We don’t have cable, so I only get to read about these things afterwards, but Olbermann has truly come to this duel with Glenn Greenwald unarmed:
…Olbermann — just as he has done on his show repeatedly ever since Obama announced his support for the [FISA] bill — also suggested that Obama is harboring a Secret Benevolent Plan that he isn’t telling anyone about whereby he is supporting the FISA bill so that he can prosecute the telecoms criminally once he’s in office:
“But anybody who got as hot about this as I did would prefer to see a President Obama prosecuting the telecoms criminally, instead of seeing a Senator Obama engender more “soft on terror” crap by casting a token vote in favor of civil litigation that isn’t going to pass since so many other Democrats caved anyway. . . . If it isn’t the Senator’s game plan, he’ll catch hell from me about it later.”
…So it’s far from certain that Obama — even if he did have a Secret Plan criminally to prosecute telecoms once in office — would even be able to do so.
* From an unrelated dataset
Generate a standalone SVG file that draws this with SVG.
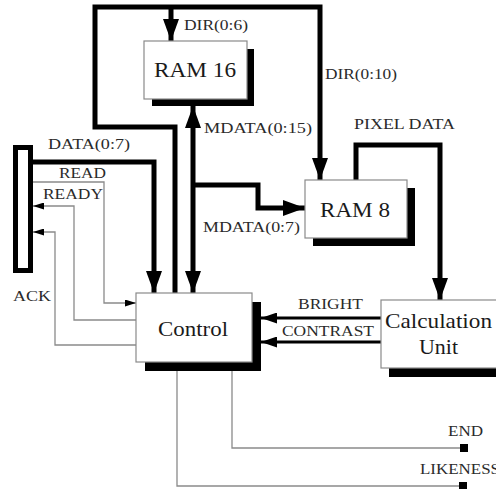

If Bush pardons everyone connected to his illegal spying program, as many have speculated he might, then Obama’s Secret Plan — even if it existed — would be instantaneously extinguished. That’s why these telecom lawsuits are the only real avenue left to ensure accountability and obtain a legal ruling on what was done.
But beyond all that, to give Obama a pass on his support for such a heinous bill … based on this imagined secret plan for the Good that Obama is harboring is to illustrate exactly the sort of blind faith in political leaders that is so dangerous. That’s been the Right’s mentality to excuse every last thing Bush does…
Down that mental road lies uncritical devotion to a Leader for even the most unjustifiable political acts. Depicting a bill with telecom amnesty when Bush supports it as “textbook Fascism,” only to then depict Obama’s support for such a bill as “refusing to cower to the Left,” is simply inexcusable.
I’ve had to cut out whole swaths, but the entirety is enough to make you want Glenn Greenwald as Obama’s AG.
Next time, Keith, stick to what you’re great at – calling out the liars and thugs. That’s where your needed. And you’ll make no one happier than Bill O’Reilly and Sean Hannity if you keep up this internecine feud.
Oh, and will someone please IM this to Obama:
What is most disturbing here is that people (including Olbermann) who for so long have vehemently criticized Democratic leaders for capitulating to Bush and trampling on the Constitution out of fear of looking “Weak” are now invoking that very excuse to justify what Obama is doing here… To excuse Obama’s conduct on that basis is to perpetuate Democratic complicity. Obama had — and will continue to have — a critical opportunity to reject and debunk that rancid framework, and it is his embrace of that framework here (“I’m going to give Bush what he wants and trample on the Constitution in order to avoid being ‘weak’”) that makes what Obama has done here so harmful and worthy of criticism.



















Greenwald is definitely one upping Olbermann here. Olbermann seems to excel more at how he communicates and Greenwald does better at what he communicates.
The whole “tough on security” posturing needs to be stood up to as Greenwald says, not embraced. We saw John Kerry embrace this meme and it only served to make him second best in the minds of many voters.
But the core problem lurking behind all this, as I said many times, is that if you don’t tow the line, the people in power will use the media to destroy you.
does anyone even watch Olbermann?
This guy is a kook and offers nothing.
Greenwald shouldn’t waste his time
Maybe you can explain the thing that I don’t get about the whole fisa uproar: if everyone is so hell bent on not giving the telekoms immunity for aiding and abetting, what about the actual perpetrators of the crimes? Why aren’t we talking about prosecuting them (the feds involved including you know who) with even more vociferous ferocity?
Excellent point, me thinks there is more than meets the eye here.